Puede sonar como una de las ociosidades típicas de las socialités de Nueva York o L.A. pero el doga, la incorporación de las mascostas a las prácticas ancestrales del yoga (pasando por el pop) se ha vuelto una práctica común y socorrida, reporta el New York Times (que hasta lleva las posciones doblemente caninas a su nota principal).
Clases de entre 15 y 25 dólares por llevar al jovial canino al tatami, en búsqueda de la flexibilidad, la espiritualidad y el bienestar. El plus viene de que los perros permiten reforzar ciertas posiciones (o implementar novel asanas), aplicar ese peso faltante en una zona clave o solo interactuar con sus sonrisas y llevar la relación de amo y mascota a otro nivel. La risa es espiritual, dicen los maestros del doga (que no necesitan certificación para impartir cursos).
Y aunque es perfecto para los perros de bolsillo, los pequeños decorativos, algunos llevan a su canes de mayor envergadura, tal vez mejor constituidos para el kundalini y el yoga de poder. Los perros, dicen algunos ávidos del doga, son maestros de la respiración abdominal, profunda. Acaso viven en el nirvana permanente de la natura.

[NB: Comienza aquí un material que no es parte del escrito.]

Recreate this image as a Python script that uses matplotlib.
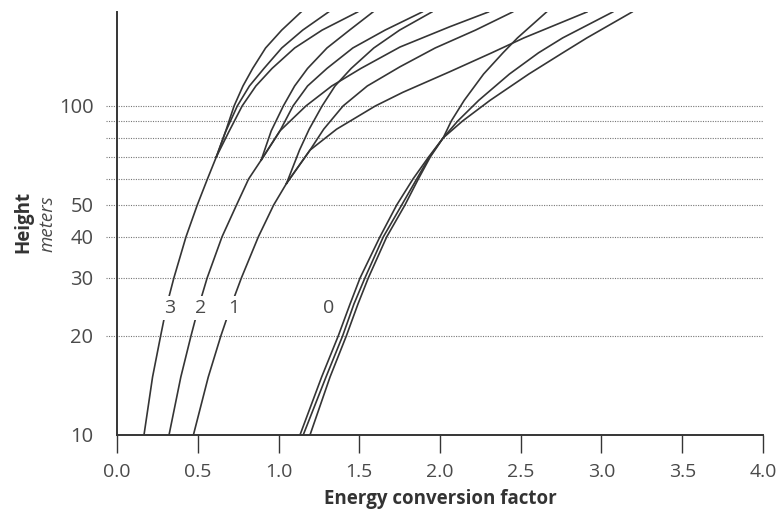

Claro, para algunos, llevar a los doggies al doga es el pretexto justo para hacer yoga, que de otra forma no harían. En la soledad de las urbes, el mejor amigo del hombre cumple cabalmente su función, aunque esto signifique acostarse en un colchón de hule espuma oyendo mantras y estirando sus pezuñas, mientras su dueño hace la posición del perro sin reírse de él, intentando reírse con lo rídiculo e increíble que es el mundo.